日中平和友好条約は1978年8月12日調印、10月発効。
日本は「中華人民共和国は中国を代表する唯一の合法的政府である」ことを承認(Recognize)しているが、「台湾は中国の不可分の領土の一部である」ことについては認識(Acknowledge)するが承認(Recognize)はしていない。
日本は本条約にポツダム宣言第8項に基づく立場を堅持するという但し書きを明記している。
ポツダム宣言第8項とは、1943年11月のカイロ宣言で、第二次大戦で日本が奪った台湾と澎湖諸島返還を義務付けた条項であり、日本敗戦後の返還先は中華民国(後の台湾政府)であって中華人民共和国ではない。
1979年1月1日調印された米中平和友好条約でアメリカは日本と同じく「中国は一つ」の原則は承認(Recognize)するが、「台湾は中国の一部」については政策として認識する(Acknowledge)立場に立っている。
中国が主張する原則である「台湾は中国の一部」を「承認」すると、中国の台湾統一、併合の為の行為が平和裏であれ、武力行使であれ「内政問題」となり、第三国(アメリカ)の干渉は許されなくなる。
「認識」の場合は、理解している(Understand)とか尊重する(Respect)であって絶対的な承認ではなく、曖昧かつ政治色が濃くなっている。
「台湾が中国の一部であること」を承認しなければ、中国の台湾併合又は統一行為に関してアメリカは干渉出来る立場になる。
「中国は一つ、台湾は中国の一部」は中国が主張する「原則」であって「現実」ではない。

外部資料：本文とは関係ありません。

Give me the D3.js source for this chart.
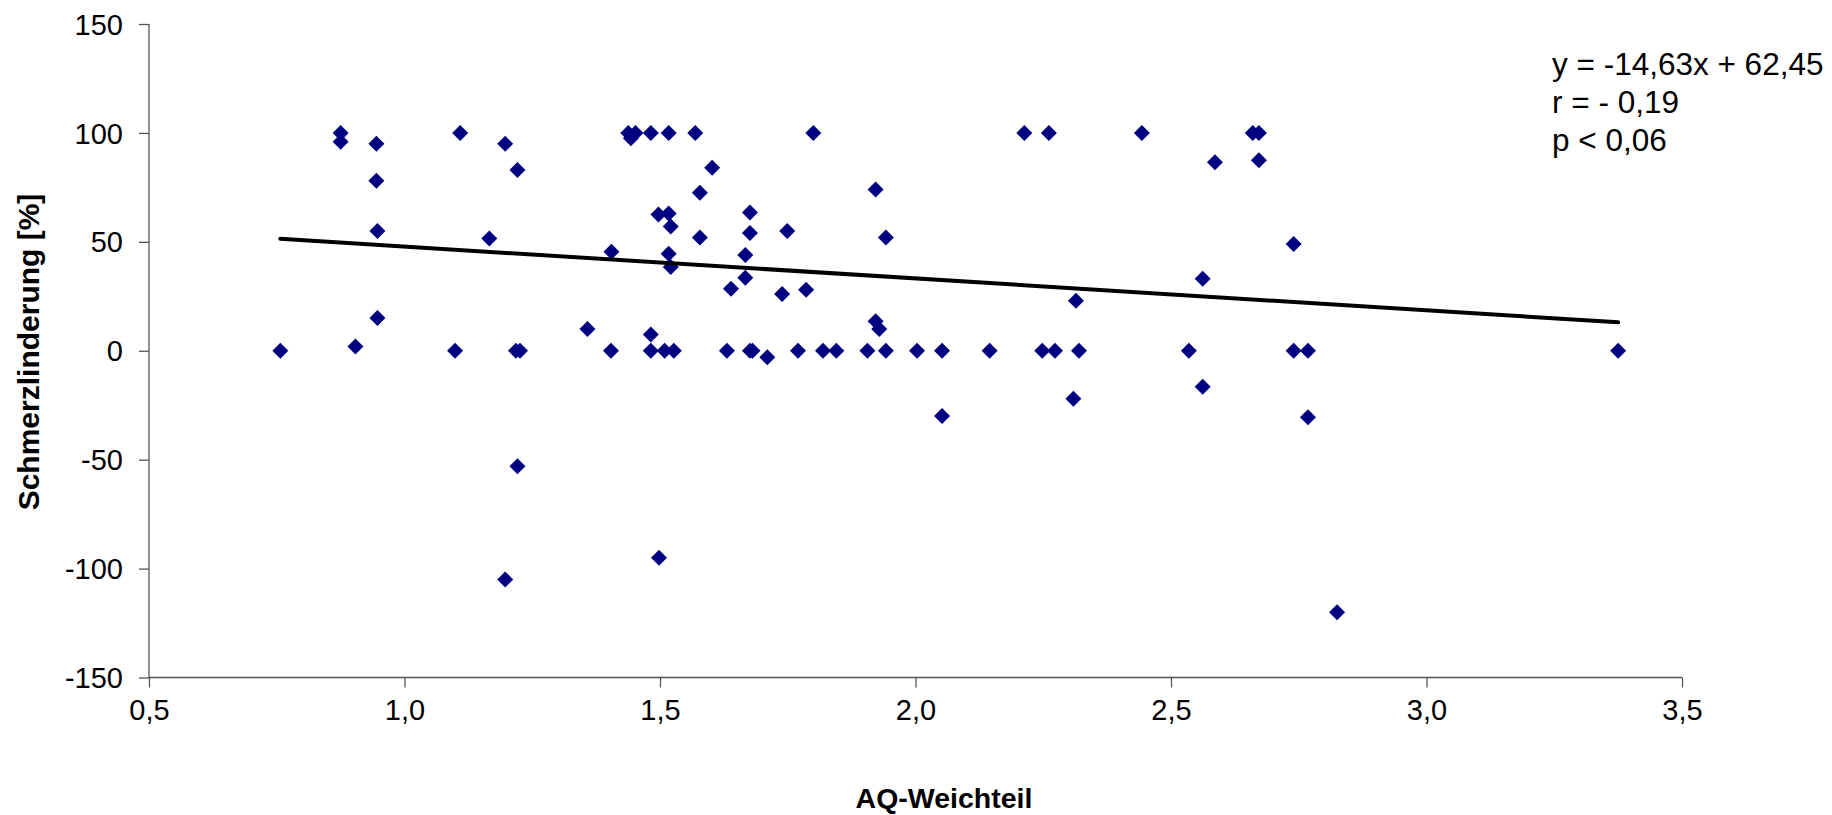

台湾固有の領土は1979年1月1日の米中平和友好条約時から今日に至るまで中国に支配されたことも領有されたこともない。
台湾は中華民国政府として台湾の国土を領有し、国土に住む国民によって選ばれた国会議員からなる立法機関としての国会と、国会が定めた法を執行する行政機関と国家国民を監視する司法機関の三権分立制度のもとに国家を運営している紛れもない独立した民主国家である。
国連安全保障常任理事国であった中華民国(台湾)は1979年1月1日に調印された米中平和友好条約でアメリカと中国との国交が回復し、台湾(中華民国)と断交になると同時に国連から除名されたが、国連加盟国であることは必ずしも独立国の条件ではない。
「台湾は中国の一部」を承認(Recognize)している国は世界200か国中わずか51か国である。
台湾への軍事援助をする度に中国から抗議を受けるアメリカは「中国は一つ、台湾は中国の一部であることをよく認識している」と繰り返している。
ロシアが独立国ウクライナに軍事侵攻したことが侵略であるように、中国が独立国台湾に軍事侵攻する可能性があるのだからアメリカが台湾の民主主義を守る為に軍事支援をするのはアメリカの自由意志である。
習近平が台湾侵攻を決断するレッドラインは「台湾の独立宣言」とされている。
2024年1月に就任した台湾総統頼清徳は「台湾は独立した民主国家であるから今更何も独立宣言などする必要はない」と言っている。
台湾の国民の台湾人としてのアイデンティティ(ID)は増え続け70%に向かっているが、台湾・中国両方のIDは減少、中国人としてのIDはゼロに向かっている。
習近平は中国人としてのIDが無くなりつつある台湾を併合または統一することを政治使命としているのである。
もし習近平が中国が主張する現実とかけ離れた原則(中国は一つ、台湾は中国の一部)を根拠として台湾併合、統一の為に対台湾武力侵攻をしたなら、それはウクライナに侵攻したプーチン同様侵略行為になる。
台湾海峡、金門島海域では人民解放軍と台湾軍の一触即発状態が日増しにエスカレートしている。
台湾にとってはアメリカの軍事支援だけが対中抑止力である。
次期大統領が確実になりつつあるトランプは最近のTVインタビューで台湾に「(抑止力の)代償を払え」と言うつもりだと明言している。
他人の弱みに付け込む悪質ビジネスマンそのものである。
「日米安保は日本の安全の要」である日本にもトランプが請求書を束ねてやってくるリスクが高まっている。
民主党の大統領指名は、党分裂を避け、ハリス一本に絞られることになった。
ハリス一本化に貢献したヒラリー・クリントンが副大統領指名を受ければ、トランプに勝てる可能性が濃厚。日本の思いやり予算倍増などのトランプリスクが避けられるかも知れない。